Come può, una forza politica tradizionalmente inquadrata in un determinato schieramento, ma soprattutto all’interno del quale si è sottoposta al giudizio degli elettori anche alle recenti elezioni comunali, virare all’improvviso di 180 gradi e allearsi alle provinciali con gli stessi avversari combattuti fino a poche settimane fa?
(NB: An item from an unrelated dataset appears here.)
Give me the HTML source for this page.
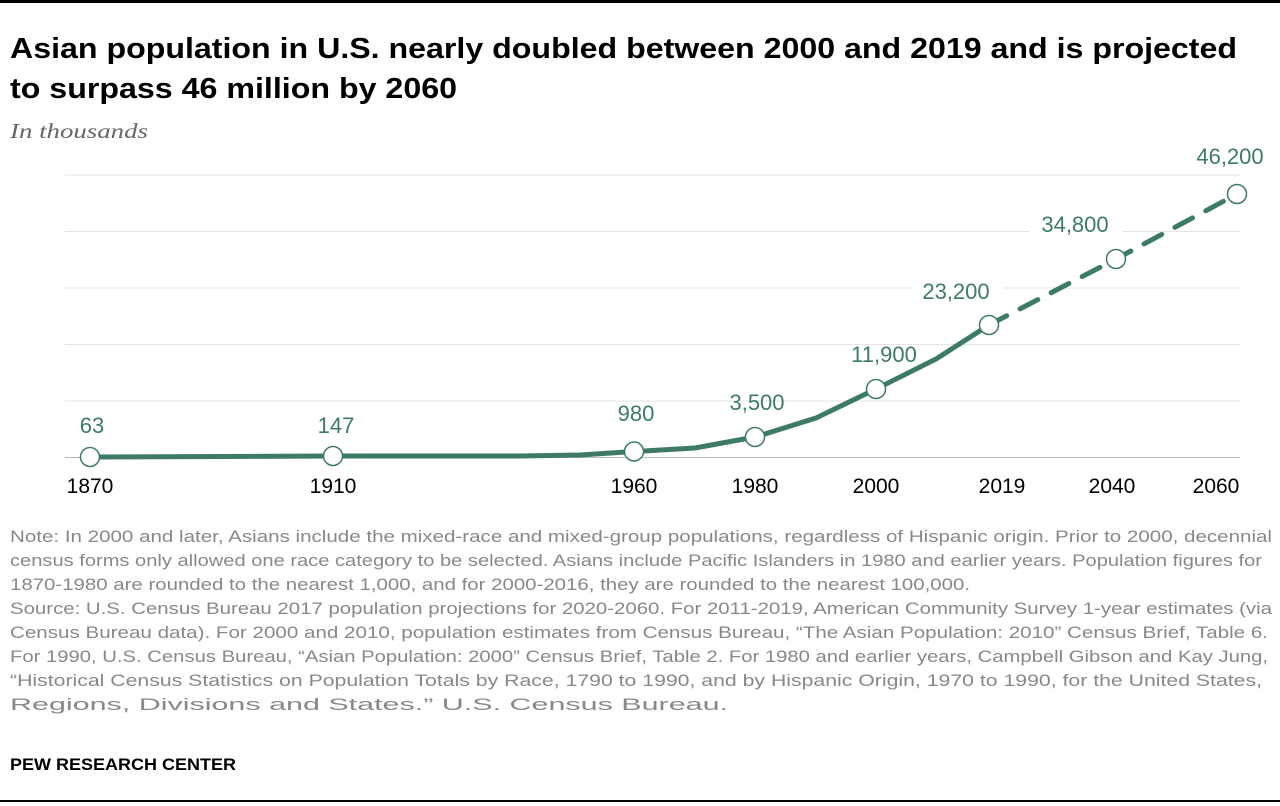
<!DOCTYPE html>
<html><head><meta charset="utf-8"><style>body{margin:0;background:#fff}svg{display:block}</style></head><body>
<svg width="1280" height="806" xmlns="http://www.w3.org/2000/svg" font-family="Liberation Sans, sans-serif">
<rect x="0" y="0" width="1280" height="3" fill="#000"/>
<rect x="0" y="800" width="1280" height="2" fill="#000"/>
<text x="10" y="58" font-size="29" font-weight="bold" textLength="1227" lengthAdjust="spacingAndGlyphs">Asian population in U.S. nearly doubled between 2000 and 2019 and is projected</text>
<text x="10" y="98" font-size="29" font-weight="bold" textLength="447" lengthAdjust="spacingAndGlyphs">to surpass 46 million by 2060</text>
<text x="10" y="138" font-size="21" font-style="italic" font-family="Liberation Serif, serif" fill="#666" textLength="138" lengthAdjust="spacingAndGlyphs">In thousands</text>
<g stroke="#e4e4e4" stroke-width="1">
<line x1="65" x2="1240" y1="175" y2="175"/><line x1="65" x2="1240" y1="231.5" y2="231.5"/><line x1="65" x2="1240" y1="288" y2="288"/><line x1="65" x2="1240" y1="344.5" y2="344.5"/><line x1="65" x2="1240" y1="401" y2="401"/>
</g>
<line x1="65" x2="1240" y1="457.5" y2="457.5" stroke="#bbb"/>
<g fill="#fff">
<rect x="1030" y="222" width="92" height="20"/><rect x="910" y="285" width="94" height="20"/>
</g>
<polyline fill="none" stroke="#3d7b67" stroke-width="5" stroke-linejoin="round" points="90,457 333,456 520,456 580,455 634,451.5 695,448 755,437 816,418 876,389 936,359 989,325"/>
<polyline fill="none" stroke="#3d7b67" stroke-width="5" stroke-linecap="round" stroke-dasharray="20,15" points="989,325 1116,259 1237,194"/>
<g fill="#fff" stroke="#3d7b67" stroke-width="1.5">
<circle cx="90" cy="457" r="9.5"/><circle cx="333" cy="456" r="9.5"/><circle cx="634" cy="451.5" r="9.5"/><circle cx="755" cy="437" r="9.5"/><circle cx="876" cy="389" r="9.5"/><circle cx="989" cy="325" r="9.5"/><circle cx="1116" cy="259" r="9.5"/><circle cx="1237" cy="194" r="9.5"/>
</g>
<g fill="#3d7b67" font-size="22" text-anchor="middle">
<text x="92" y="433">63</text><text x="336" y="433">147</text><text x="636" y="421">980</text><text x="757" y="410">3,500</text><text x="884" y="362">11,900</text><text x="956" y="299">23,200</text><text x="1075" y="232">34,800</text><text x="1230" y="164">46,200</text>
</g>
<g fill="#000" font-size="21" text-anchor="middle">
<text x="90" y="493">1870</text><text x="333" y="493">1910</text><text x="634" y="493">1960</text><text x="755" y="493">1980</text><text x="876" y="493">2000</text><text x="1002" y="493">2019</text><text x="1112" y="493">2040</text><text x="1216" y="493">2060</text>
</g>
<g fill="#888" font-size="17">
<text x="10" y="542" textLength="1262" lengthAdjust="spacingAndGlyphs">Note: In 2000 and later, Asians include the mixed-race and mixed-group populations, regardless of Hispanic origin. Prior to 2000, decennial</text>
<text x="10" y="566" textLength="1252" lengthAdjust="spacingAndGlyphs">census forms only allowed one race category to be selected. Asians include Pacific Islanders in 1980 and earlier years. Population figures for</text>
<text x="10" y="590" textLength="960" lengthAdjust="spacingAndGlyphs">1870-1980 are rounded to the nearest 1,000, and for 2000-2016, they are rounded to the nearest 100,000.</text>
<text x="10" y="614" textLength="1262" lengthAdjust="spacingAndGlyphs">Source: U.S. Census Bureau 2017 population projections for 2020-2060. For 2011-2019, American Community Survey 1-year estimates (via</text>
<text x="10" y="638" textLength="1258" lengthAdjust="spacingAndGlyphs">Census Bureau data). For 2000 and 2010, population estimates from Census Bureau, “The Asian Population: 2010” Census Brief, Table 6.</text>
<text x="10" y="662" textLength="1258" lengthAdjust="spacingAndGlyphs">For 1990, U.S. Census Bureau, “Asian Population: 2000” Census Brief, Table 2. For 1980 and earlier years, Campbell Gibson and Kay Jung,</text>
<text x="10" y="686" textLength="1252" lengthAdjust="spacingAndGlyphs">“Historical Census Statistics on Population Totals by Race, 1790 to 1990, and by Hispanic Origin, 1970 to 1990, for the United States,</text>
<text x="10" y="710" textLength="718" lengthAdjust="spacingAndGlyphs">Regions, Divisions and States.” U.S. Census Bureau.</text>
</g>
<text x="10" y="770" font-size="17" font-weight="bold" fill="#000" textLength="226" lengthAdjust="spacingAndGlyphs">PEW RESEARCH CENTER</text>
</svg>
</body></html>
Tanto più che per la Provincia votano, non i cittadini, ma i consiglieri che dai cittadini hanno ricevuto un mandato sulla base del programma politico di coalizione presentato durante la campagna elettorale per il Comune?
Se lo chiedono in queste ore decine di amministratori di Forza Italia e del Pd dopo, sembra, la decisione dei “dominus” Francesco Battistoni ed Enrico Panunzi di allearsi e candidare alla presidenza di Palazzo Gentili il sindaco di Bassano in Teverina, Alessandro Romoli, nell’ambito di un accordo di cui si sussurrava da tempo e che ora si sta manifestando alla luce del sole. Secondo molti degli stessi militanti di Pd e Forza Italia, i due partiti così facendo vanno in frantumi, ma probabilmente – si fa notare – esistono strategie di altra natura, note solo ai vertici, a cominciare da chi tenta il tutto per tutto per evitare di restare a casa alle prossime elezioni politiche e regionali. Solo così si può spiegare questa decisione, giunta al termine di settimane convulse con scontri a tutti i livelli, dentro e fuori i partiti. Per quanto riguarda Forza Italia, lo stesso coordinatore provinciale, Andrea Di Sorte, contrario all’operazione, alla fine sarebbe stato ricondotto a più miti consigli da Battistoni, tanto che in una riunione di venerdì ha tentato inutilmente di spiegare la bontà del progetto che per giorni e giorni aveva contestato. Qualcuno ha sussurrato: “Ma ci sta prendendo per il culo?”.
La verità è che c’è un accordo di ferro tra Battistoni e Panunzi, ma non è dato sapere al momento su quali basi sia stato siglato. Lo si capirà in seguito. Ma è talmente di ferro che Romoli ha addirittura rifiutato di fare il candidato del centrodestra unito: “Sono felice di avere Lega e FdI con me, ma resta dentro anche il Pd. Senza il Pd non mi candido”. In altri termini, il ragionamento è stato più o meno questo: “O listone unico con tutti dentro, destra e sinistra, o io e Forza Italia, dovendo scegliere, andiamo con la sinistra”. Secondo l’accordo, alla carica di vice presidente, se Romoli vincerà, andrà l’attuale presidente Pietro Nocchi.
Al momento la situazione è la seguente: da una parte Forza Italia e Pd, dall’altra Lega e FdI. Al riguardo, si racconta di un Giovanni Arena con gli occhi sbarrati, letteralmente terrorizzato per un’eventuale caduta del Comune o anche, se la caduta non ci sarà, visto che nessuno vuole andare a casa, per l’impossibilità di continuare di fatto a fare il sindaco. Quello di Arena, nella migliori delle ipotesi, da qui alla fine della legislatura sarà un ruolo privato di qualsiasi potere. Dovrà accontentarsi di recitare una parte che non gli appartiene più, una parte che gli hanno rubato, mentre Panunzi e Battistoni ragioneranno su un nome nuovo da candidare nel 2023. Un nome che, statene certi, non sarà comunque né quello dell’uno, né quello dell’altro, che i viterbesi boccerebbero subito senza starci neanche a pensare.
Su questo scenario incombe ora solo la decisione dei vertici romani del centrodestra e del centrosinistra che dovranno spiegare come farà Viterbo ad essere provincia franca dalla politica nazionale e regionale. Provincia dove il partito dell’inciucio uccide la politica e i partiti. Chi vivrà vedrà.